実は今でこそ日本の小学生の一糸乱れぬ整列や人間ピラミッドなど統率のとれた集団行動が「外国人観光客からも絶賛!」みたいな話になっているが、戦後間もないころは「集団行動が大の苦手」だった。敗戦の反動で、戦前教育を全否定していたからだ。
例えば1963年、神宮第二球場で催された「スポーツの日」というイベントに出てきた子どもたちの行進を見て、瀬尾弘吉文部大臣は「だらしないな……」とつぶやいたという。新聞にもこんな感じで冷やかされる始末だ。

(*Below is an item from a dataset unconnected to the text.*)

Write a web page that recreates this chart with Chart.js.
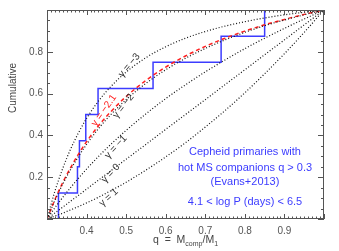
<!DOCTYPE html>
<html>
<head>
<meta charset="utf-8">
<script src="https://cdn.jsdelivr.net/npm/chart.js@4.4.0/dist/chart.umd.min.js"></script>
<style>
  html, body { margin: 0; padding: 0; background: #fff; }
  #wrap { width: 339px; height: 251px; }
</style>
</head>
<body>
<div id="wrap"><canvas id="mycanvas" width="339" height="251"></canvas></div>
<script>
var qGrid = [0.30, 0.32, 0.34, 0.36, 0.38, 0.40, 0.43, 0.46, 0.50, 0.55, 0.60, 0.65, 0.70, 0.75, 0.80, 0.85, 0.90, 0.95, 1.00];

// cumulative curves for f(q) ~ q^gamma
var gamM3  = [0, 0.133, 0.243, 0.336, 0.414, 0.481, 0.564, 0.631, 0.703, 0.772, 0.824, 0.865, 0.897, 0.923, 0.944, 0.962, 0.977, 0.989, 1];
var gamM2  = [0, 0.089, 0.168, 0.238, 0.300, 0.357, 0.432, 0.497, 0.571, 0.649, 0.714, 0.769, 0.816, 0.857, 0.893, 0.925, 0.952, 0.977, 1];
var gamM21 = [0, 0.093, 0.175, 0.247, 0.312, 0.370, 0.446, 0.511, 0.586, 0.663, 0.727, 0.780, 0.826, 0.865, 0.899, 0.929, 0.955, 0.979, 1];
var gamM1  = [0, 0.054, 0.104, 0.151, 0.196, 0.239, 0.299, 0.355, 0.424, 0.503, 0.576, 0.642, 0.704, 0.761, 0.815, 0.865, 0.912, 0.957, 1];
var gam0   = [0, 0.029, 0.057, 0.086, 0.114, 0.143, 0.186, 0.229, 0.286, 0.357, 0.429, 0.500, 0.571, 0.643, 0.714, 0.786, 0.857, 0.929, 1];
var gamP1  = [0, 0.014, 0.028, 0.044, 0.060, 0.077, 0.104, 0.134, 0.176, 0.234, 0.297, 0.365, 0.440, 0.519, 0.604, 0.695, 0.791, 0.893, 1];

// observed Cepheid companions (mass ratios) and cumulative fraction
var obsQ   = [0.329, 0.329, 0.377, 0.382, 0.398, 0.429, 0.568, 0.740, 0.850];
var obsCum = [0, 0.125, 0.250, 0.375, 0.500, 0.625, 0.750, 0.875, 1.000];

var xTicks = [0.4, 0.5, 0.6, 0.7, 0.8, 0.9];
var yTicks = [0.2, 0.4, 0.6, 0.8];

var curveLabels = [
    { text: 'γ = −3',   q: 0.508, f: 0.735, ang: -50, color: '#333' },
    { text: 'γ = −2',   q: 0.493, f: 0.540, ang: -52, color: '#333' },
    { text: 'γ = −2.1', q: 0.444, f: 0.520, ang: -55, color: '#ff2020' },
    { text: 'γ = −1',   q: 0.474, f: 0.345, ang: -47, color: '#333' },
    { text: 'γ = 0',    q: 0.461, f: 0.218, ang: -47, color: '#333' },
    { text: 'γ = 1',    q: 0.456, f: 0.103, ang: -42, color: '#333' }
];

var infoLines = ['Cepheid primaries with', 'hot MS companions q > 0.3', '(Evans+2013)', '4.1 < log P (days) < 6.5'];

function pts(xs, ys) {
    var out = [];
    for (var i in xs) out.push({ x: xs[i], y: ys[i] });
    return out;
}

function dotted(vals) {
    return {
        data: pts(qGrid, vals),
        borderColor: '#111',
        borderWidth: 1.2,
        borderDash: [1, 2],
        pointRadius: 0,
        cubicInterpolationMode: 'monotone',
        fill: false
    };
}

var decor = {
    id: 'decor',
    afterDraw: function (chart) {
        var ctx = chart.ctx, a = chart.chartArea;
        var xs = chart.scales.x, ys = chart.scales.y;
        ctx.save();
        // box
        ctx.strokeStyle = '#555';
        ctx.lineWidth = 1;
        ctx.strokeRect(a.left + 0.5, a.top + 0.5, a.right - a.left - 1, a.bottom - a.top - 1);
        // inside ticks
        ctx.beginPath();
        for (var i = 30; i <= 100; i++) {
            var px = Math.round(xs.getPixelForValue(i / 100)) + 0.5;
            var len = (i % 10 === 0) ? 5 : 2.5;
            ctx.moveTo(px, a.bottom); ctx.lineTo(px, a.bottom - len);
            ctx.moveTo(px, a.top); ctx.lineTo(px, a.top + len);
        }
        for (var j = 0; j <= 20; j++) {
            var py = Math.round(ys.getPixelForValue(j / 20)) + 0.5;
            var l2 = (j % 4 === 0) ? 6 : 3;
            ctx.moveTo(a.left, py); ctx.lineTo(a.left + l2, py);
            ctx.moveTo(a.right, py); ctx.lineTo(a.right - l2, py);
        }
        ctx.stroke();

        // curve labels
        ctx.font = '10px "Liberation Sans", Arial, sans-serif';
        ctx.textAlign = 'center';
        ctx.textBaseline = 'middle';
        curveLabels.forEach(function (c) {
            ctx.save();
            ctx.translate(xs.getPixelForValue(c.q), ys.getPixelForValue(c.f));
            ctx.rotate(c.ang * Math.PI / 180);
            ctx.fillStyle = c.color;
            ctx.fillText(c.text, 0, 0);
            ctx.restore();
        });

        // info text
        ctx.fillStyle = '#3c3cff';
        ctx.font = '11px "Liberation Sans", Arial, sans-serif';
        var yy = [152, 168, 182, 202];
        for (var k = 0; k < infoLines.length; k++) ctx.fillText(infoLines[k], 245, yy[k]);

        // y title
        ctx.fillStyle = '#444';
        ctx.font = '10px "Liberation Sans", Arial, sans-serif';
        ctx.save();
        ctx.translate(13, 88);
        ctx.rotate(-Math.PI / 2);
        ctx.fillText('Cumulative', 0, 0);
        ctx.restore();

        // x title: q = M_comp/M_1
        var parts = [['q  =  M', 10.5, 0], ['comp', 7, 2.5], ['/M', 10.5, 0], ['1', 7, 2.5]];
        var total = 0;
        parts.forEach(function (p) { ctx.font = p[1] + 'px "Liberation Sans", Arial, sans-serif'; total += ctx.measureText(p[0]).width; });
        var x0 = (a.left + a.right) / 2 - total / 2;
        ctx.textAlign = 'left';
        ctx.textBaseline = 'alphabetic';
        parts.forEach(function (p) {
            ctx.font = p[1] + 'px "Liberation Sans", Arial, sans-serif';
            ctx.fillText(p[0], x0, 243 + p[2]);
            x0 += ctx.measureText(p[0]).width;
        });
        ctx.restore();
    }
};

var chartdata = {
    datasets: [
        dotted(gamM3),
        dotted(gamM2),
        dotted(gamM1),
        {
            data: pts(qGrid, gam0),
            borderColor: '#111', borderWidth: 1.2, borderDash: [1, 2], pointRadius: 0, fill: false
        },
        dotted(gamP1),
        {
            data: pts(qGrid, gamM21),
            borderColor: '#ff2020',
            borderWidth: 1.5,
            borderDash: [4, 3],
            pointRadius: 0,
            cubicInterpolationMode: 'monotone',
            fill: false
        },
        {
            data: pts(obsQ, obsCum),
            borderColor: '#3c3cff',
            borderWidth: 1.5,
            stepped: 'before',
            pointRadius: 0,
            fill: false
        }
    ]
};

var tickFont = { family: '"Liberation Sans", Arial, sans-serif', size: 10 };

new Chart(document.getElementById('mycanvas'), {
    type: 'line',
    data: chartdata,
    options: {
        responsive: false,
        animation: false,
        layout: { padding: { top: 2, right: 15, left: 0, bottom: 0 } },
        plugins: { legend: { display: false }, tooltip: { enabled: false } },
        scales: {
            x: {
                type: 'linear', min: 0.3, max: 1.0,
                grid: { display: false, drawTicks: false },
                border: { display: false },
                afterFit: function (s) { s.height = 32; },
                afterBuildTicks: function (s) { s.ticks = xTicks.map(function (v) { return { value: v }; }); },
                ticks: {
                    padding: 6, color: '#555', font: tickFont, maxRotation: 0,
                    callback: function (v) { return Number(v).toFixed(1); }
                }
            },
            y: {
                type: 'linear', min: 0, max: 1,
                grid: { display: false, drawTicks: false },
                border: { display: false },
                afterFit: function (s) { s.width = 47; },
                afterBuildTicks: function (s) { s.ticks = yTicks.map(function (v) { return { value: v }; }); },
                ticks: {
                    padding: 4, color: '#555', font: tickFont,
                    callback: function (v) { return Number(v).toFixed(1); }
                }
            }
        }
    },
    plugins: [decor]
});
</script>
</body>
</html>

「校庭に集まるのも三々五々。なにをやらしてもダラダラ、バラバラ、戦後の子供に集団性と規律がないというのは定評のあるところだ」(読売新聞 1963年7月1日)
そこで戦前の子どものように、シャキシャキ団体行動ができるようにしよう、ということでこの時期に「集団主義教育」の普及を目的とした「全国生活指導研究協議会」が、東大教授の宮坂哲文氏を中心として結成された。当初は2〜300人程度だったこの会は瞬く間に会員を伸ばし、1963年には2000人にのぼったという。
この風潮がその後の日本の教育を決めたといってもいい。分かりやすいのが、日本人ならば誰もが学校でやらされた「気をつけ」と「休め」だ。
これは軍隊にルーツがあることは言うまでもなく、戦後は中止されていたが、1963年11月に文部省が設けた集団行動指導の手引き指導委員会が「復活」を検討した後、「集団行動の統一スタイル」(読売新聞 1964年5月25日)として全国の小学校に徹底させたのである。
ほかにも、クラスを班に分けて、班長のようにリーダーをつくって、クラスや班で起きた問題についても、各自が責任をもって意見を言い、「みんなで解決をする」といういまの小学校にもつながるスタイルはすべてこの時代に生まれた。
つまり、全員強制参加の大縄跳び教育は、このような集団主義教育の一環として生まれたのである。